• **Task brief**
Restate the data below word for word. Skip any images it contains.

• **Material**
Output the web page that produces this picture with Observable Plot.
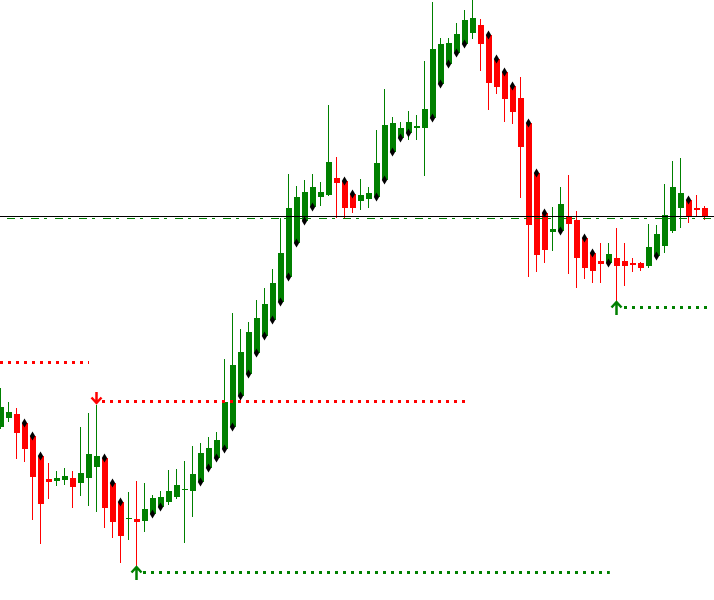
<!DOCTYPE html>
<html>
<head>
<meta charset="utf-8">
<script src="https://cdn.jsdelivr.net/npm/d3@7"></script>
<script src="https://cdn.jsdelivr.net/npm/@observablehq/plot@0.6"></script>
<style>
html, body { margin: 0; padding: 0; background: #fff; overflow: hidden; }
svg { display: block; }
</style>
</head>
<body>
<div id="chart"></div>
<script>
// Price values (chart units) for each bar
const open  = [173,182,186,177,164,144,121,119,120,122,117,122,133,142,117,98,81,81,79,86,93,98,103,110,109,118,132,142,151,173,204,226,247,264,280,298,323,357,379,393,403,405,422,419,406,399,401,403,420,448,462,467,472,472,482,516,536,547,556,567,575,565,541,528,514,502,477,427,387,368,369,383,380,362,347,339,337,342,339,337,337,334,344,354,369,392,400,392,392];
const high  = [212,198,192,179,166,146,137,129,132,129,173,187,195,144,119,100,108,119,117,105,109,130,131,139,154,157,163,168,241,287,271,278,300,312,331,382,426,414,420,426,418,495,443,421,408,421,413,470,511,483,478,489,485,539,598,562,562,577,590,600,581,566,543,530,516,523,479,429,389,393,413,425,389,364,349,357,357,372,357,342,338,376,375,416,439,442,402,405,394];
const low   = [171,178,141,138,80,56,101,114,115,92,104,94,88,72,62,37,60,33,68,84,91,95,101,57,83,116,130,140,149,171,202,224,245,262,278,296,321,355,377,391,394,404,382,382,387,390,392,401,418,446,460,460,460,424,480,514,534,545,554,561,529,490,506,478,476,402,323,328,337,349,367,326,312,321,317,317,335,297,314,328,329,332,342,347,367,372,377,383,380];
const close = [193,188,167,151,123,96,118,122,124,113,127,146,144,92,78,64,81,78,91,102,103,109,115,110,126,147,152,160,198,235,248,268,282,296,317,347,392,403,408,413,408,438,417,392,392,405,407,437,475,477,472,478,474,491,551,556,557,566,580,582,556,517,513,501,488,453,375,345,350,371,396,376,342,332,329,336,346,334,334,335,332,353,366,385,413,407,384,390,384];

// Bars that carry a diamond marker at their open
const diamondBars = [3,4,5,13,14,15,19,20,25,26,27,28,29,30,31,32,33,34,35,36,37,38,39,43,44,47,48,49,50,51,54,55,56,57,58,61,62,63,64,66,67,68,70,73,74,76,82,86];

// Fractal arrows
const arrowBars  = [12, 17, 77];
const arrowTips  = [197, 33, 298];
const arrowDirs  = ["down", "up", "up"];

// Dotted support / resistance levels
const levelPrice = [237.5, 198.5, 27.5, 292.5];
const levelFrom  = [-0.125, 12.625, 17.75, 77.875];
const levelTo    = [11.0, 58.1, 76.1, 88.25];
const levelKind  = ["down", "down", "up", "up"];

// Horizontal lines
const solidLine = 383.5;
const dashDotLine = 381.5;

const GREEN = "#008000", RED = "#ff0000";

const candles = open.map((o, i) => ({i, o, h: high[i], l: low[i], c: close[i], up: close[i] >= o}));
const diamonds = diamondBars.map(i => candles[i]);
const arrows = arrowBars.map((i, j) => ({i, tip: arrowTips[j], dir: arrowDirs[j]}));
const levels = levelPrice.map((p, j) => ({p, from: levelFrom[j], to: levelTo[j], color: levelKind[j] === "up" ? GREEN : RED}));

// arrow glyph: shaft plus a wide chevron head
const fractalArrow = {
  draw(context, l) {
    const w = 5, h = 5.5;
    context.moveTo(0, 0);
    context.lineTo(0, -l);
    context.moveTo(-w, h - l);
    context.lineTo(0, -l);
    context.lineTo(w, h - l);
  }
};

const chart = Plot.plot({
  width: 714,
  height: 600,
  margin: 0,
  x: {domain: [-0.125, 89.125], axis: null},
  y: {domain: [0, 600], axis: null},
  color: {type: "identity"},
  style: {background: "#fff"},
  marks: [
    Plot.ruleX(candles, {x: "i", y1: "l", y2: "h", stroke: d => d.up ? GREEN : RED, strokeWidth: 1}),
    Plot.rect(candles, {
      x1: d => d.i - 0.375, x2: d => d.i + 0.375,
      y1: d => Math.min(d.o, d.c),
      y2: d => Math.max(Math.max(d.o, d.c), Math.min(d.o, d.c) + 1),
      fill: d => d.up ? GREEN : RED
    }),
    Plot.dot(diamonds, {x: "i", y: "o", symbol: "diamond", r: 2.8, fill: "#000"}),
    Plot.ruleY(levels, {y: "p", x1: "from", x2: "to", stroke: "color", strokeWidth: 3, strokeDasharray: "3 5"}),
    Plot.ruleY([solidLine], {stroke: "#000", strokeWidth: 1}),
    Plot.ruleY([dashDotLine], {stroke: GREEN, strokeWidth: 1, strokeDasharray: "8 5 3 8", strokeDashoffset: 17}),
    Plot.vector(arrows.filter(d => d.dir === "down"), {x: "i", y: "tip", length: 11, rotate: 180, anchor: "end", shape: fractalArrow, stroke: RED, strokeWidth: 2.5, strokeLinejoin: "miter", strokeLinecap: "butt"}),
    Plot.vector(arrows.filter(d => d.dir === "up"), {x: "i", y: "tip", length: 13, rotate: 0, anchor: "end", shape: fractalArrow, stroke: GREEN, strokeWidth: 2.5, strokeLinejoin: "miter", strokeLinecap: "butt"})
  ]
});

// pixel alignment of each mark layer (wicks sit left of bar centre, like the terminal draws them)
const shifts = ["translate(-0.5,0)", "translate(0,0)", "translate(-0.5,0)", "translate(0,0)", "translate(0,0)", "translate(0,0)", "translate(-0.5,0)", "translate(-0.5,0)"];
const groups = Array.from(chart.children).filter(el => el.tagName.toLowerCase() === "g");
groups.forEach((g, j) => { if (shifts[j]) g.setAttribute("transform", shifts[j]); });

document.getElementById("chart").appendChild(chart);
</script>
</body>
</html>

• **Solved exercise**
Output the web page that produces this picture with Observable Plot.
<!DOCTYPE html>
<html>
<head>
<meta charset="utf-8">
<script src="https://cdn.jsdelivr.net/npm/d3@7"></script>
<script src="https://cdn.jsdelivr.net/npm/@observablehq/plot@0.6"></script>
<style>
html, body { margin: 0; padding: 0; background: #fff; overflow: hidden; }
svg { display: block; }
</style>
</head>
<body>
<div id="chart"></div>
<script>
// Price values (chart units) for each bar
const open  = [173,182,186,177,164,144,121,119,120,122,117,122,133,142,117,98,81,81,79,86,93,98,103,110,109,118,132,142,151,173,204,226,247,264,280,298,323,357,379,393,403,405,422,419,406,399,401,403,420,448,462,467,472,472,482,516,536,547,556,567,575,565,541,528,514,502,477,427,387,368,369,383,380,362,347,339,337,342,339,337,337,334,344,354,369,392,400,392,392];
const high  = [212,198,192,179,166,146,137,129,132,129,173,187,195,144,119,100,108,119,117,105,109,130,131,139,154,157,163,168,241,287,271,278,300,312,331,382,426,414,420,426,418,495,443,421,408,421,413,470,511,483,478,489,485,539,598,562,562,577,590,600,581,566,543,530,516,523,479,429,389,393,413,425,389,364,349,357,357,372,357,342,338,376,375,416,439,442,402,405,394];
const low   = [171,178,141,138,80,56,101,114,115,92,104,94,88,72,62,37,60,33,68,84,91,95,101,57,83,116,130,140,149,171,202,224,245,262,278,296,321,355,377,391,394,404,382,382,387,390,392,401,418,446,460,460,460,424,480,514,534,545,554,561,529,490,506,478,476,402,323,328,337,349,367,326,312,321,317,317,335,297,314,328,329,332,342,347,367,372,377,383,380];
const close = [193,188,167,151,123,96,118,122,124,113,127,146,144,92,78,64,81,78,91,102,103,109,115,110,126,147,152,160,198,235,248,268,282,296,317,347,392,403,408,413,408,438,417,392,392,405,407,437,475,477,472,478,474,491,551,556,557,566,580,582,556,517,513,501,488,453,375,345,350,371,396,376,342,332,329,336,346,334,334,335,332,353,366,385,413,407,384,390,384];

// Bars that carry a diamond marker at their open
const diamondBars = [3,4,5,13,14,15,19,20,25,26,27,28,29,30,31,32,33,34,35,36,37,38,39,43,44,47,48,49,50,51,54,55,56,57,58,61,62,63,64,66,67,68,70,73,74,76,82,86];

// Fractal arrows
const arrowBars  = [12, 17, 77];
const arrowTips  = [197, 33, 298];
const arrowDirs  = ["down", "up", "up"];

// Dotted support / resistance levels
const levelPrice = [237.5, 198.5, 27.5, 292.5];
const levelFrom  = [-0.125, 12.625, 17.75, 77.875];
const levelTo    = [11.0, 58.1, 76.1, 88.25];
const levelKind  = ["down", "down", "up", "up"];

// Horizontal lines
const solidLine = 383.5;
const dashDotLine = 381.5;

const GREEN = "#008000", RED = "#ff0000";

const candles = open.map((o, i) => ({i, o, h: high[i], l: low[i], c: close[i], up: close[i] >= o}));
const diamonds = diamondBars.map(i => candles[i]);
const arrows = arrowBars.map((i, j) => ({i, tip: arrowTips[j], dir: arrowDirs[j]}));
const levels = levelPrice.map((p, j) => ({p, from: levelFrom[j], to: levelTo[j], color: levelKind[j] === "up" ? GREEN : RED}));

// arrow glyph: shaft plus a wide chevron head
const fractalArrow = {
  draw(context, l) {
    const w = 5, h = 5.5;
    context.moveTo(0, 0);
    context.lineTo(0, -l);
    context.moveTo(-w, h - l);
    context.lineTo(0, -l);
    context.lineTo(w, h - l);
  }
};

const chart = Plot.plot({
  width: 714,
  height: 600,
  margin: 0,
  x: {domain: [-0.125, 89.125], axis: null},
  y: {domain: [0, 600], axis: null},
  color: {type: "identity"},
  style: {background: "#fff"},
  marks: [
    Plot.ruleX(candles, {x: "i", y1: "l", y2: "h", stroke: d => d.up ? GREEN : RED, strokeWidth: 1}),
    Plot.rect(candles, {
      x1: d => d.i - 0.375, x2: d => d.i + 0.375,
      y1: d => Math.min(d.o, d.c),
      y2: d => Math.max(Math.max(d.o, d.c), Math.min(d.o, d.c) + 1),
      fill: d => d.up ? GREEN : RED
    }),
    Plot.dot(diamonds, {x: "i", y: "o", symbol: "diamond", r: 2.8, fill: "#000"}),
    Plot.ruleY(levels, {y: "p", x1: "from", x2: "to", stroke: "color", strokeWidth: 3, strokeDasharray: "3 5"}),
    Plot.ruleY([solidLine], {stroke: "#000", strokeWidth: 1}),
    Plot.ruleY([dashDotLine], {stroke: GREEN, strokeWidth: 1, strokeDasharray: "8 5 3 8", strokeDashoffset: 17}),
    Plot.vector(arrows.filter(d => d.dir === "down"), {x: "i", y: "tip", length: 11, rotate: 180, anchor: "end", shape: fractalArrow, stroke: RED, strokeWidth: 2.5, strokeLinejoin: "miter", strokeLinecap: "butt"}),
    Plot.vector(arrows.filter(d => d.dir === "up"), {x: "i", y: "tip", length: 13, rotate: 0, anchor: "end", shape: fractalArrow, stroke: GREEN, strokeWidth: 2.5, strokeLinejoin: "miter", strokeLinecap: "butt"})
  ]
});

// pixel alignment of each mark layer (wicks sit left of bar centre, like the terminal draws them)
const shifts = ["translate(-0.5,0)", "translate(0,0)", "translate(-0.5,0)", "translate(0,0)", "translate(0,0)", "translate(0,0)", "translate(-0.5,0)", "translate(-0.5,0)"];
const groups = Array.from(chart.children).filter(el => el.tagName.toLowerCase() === "g");
groups.forEach((g, j) => { if (shifts[j]) g.setAttribute("transform", shifts[j]); });

document.getElementById("chart").appendChild(chart);
</script>
</body>
</html>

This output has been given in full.